Using voom-transformed counts for unsupervised analyses (PCA, Random Forest, Elastic Net): Best practices?

0

Entering edit mode

Ahdee ▴ 60

@ahdee-8938

Last seen 5 months ago

United States

I'm using voom transformation (limma package) for RNA-seq analysis and considering using the voom-transformed counts (vs CPM; log2(CPM) for downstream analyses like PCA, Random Forest, and Elastic Net. The homoscedastic property of voom transformation seems advantageous for these methods however I'm not sure what if this is advisable? Moreover, if so, then I'm wondering about best practices - specifically, should the voom transformation be performed without a design matrix for these unsupervised analyses to avoid potential bias?

thanks in advance!

R version 4.1.2 (2021-11-01)
limma_3.50.3

limma limma-voom • 768 views

ADD COMMENT • link updated 5 months ago by Gordon Smyth 52k • written 5 months ago by Ahdee ▴ 60

2

Entering edit mode

James W. MacDonald 68k

@james-w-macdonald-5106

Last seen 20 hours ago

United States

The 'voom transformed counts' are just logCPM with a prior count of 0.5. The 'magic' of limma-voom is the weights that are computed and then used in a weighted linear regression to account for the heteroscedasticity. In other words, the observational weights are used in a linear regression (with the logCPM values as the outcome) in order to remove heteroscedasticity of the model residuals. But it appears you want to use the gene expression data as predictors, not outcomes, in which case I don't think the weights are going to be helpful (model weights apply to the outcome, not the predictors).

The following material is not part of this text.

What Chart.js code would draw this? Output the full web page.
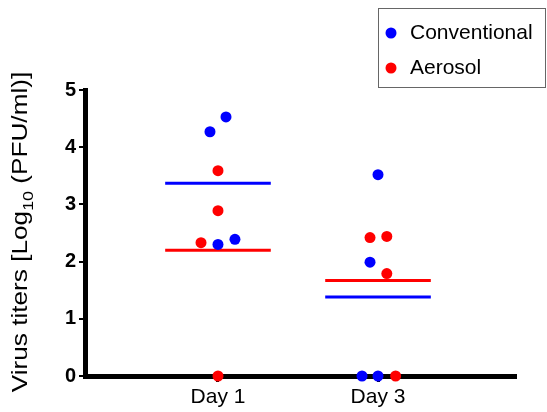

An alternative I have used in the past when doing WGCNA, where you want the information provided by each gene to be somewhat equivalent, was to use the cqn package to generate GC-bias and length adjusted RPKM values, which will then hypothetically provide 'purer' gene expression values.

ADD COMMENT • link 5 months ago James W. MacDonald 68k

score 2 · Accepted Answer · 2024-11-18

voom() does not transform the data to be homoscedastic. Quite the opposite, it computes precision weights that reflect the mean-variance trend, i.e., unequal variances. In other words, it accounts for unequal variances rather than removes them.

I do not recommend the use of voom() output for any downstream tool that does not use precision weights. To export expression values from limma or edgeR for input to PCA, Random Forest, and Elastic Net, I simply use cpm(counts,log=TRUE), as recommended in the edgeR User's Guide. Indeed, if you type plotMDS(y, gene.selection="common"), where y is a DGEList, you will automatically get a PCA plot of the log2CPM values from cpm().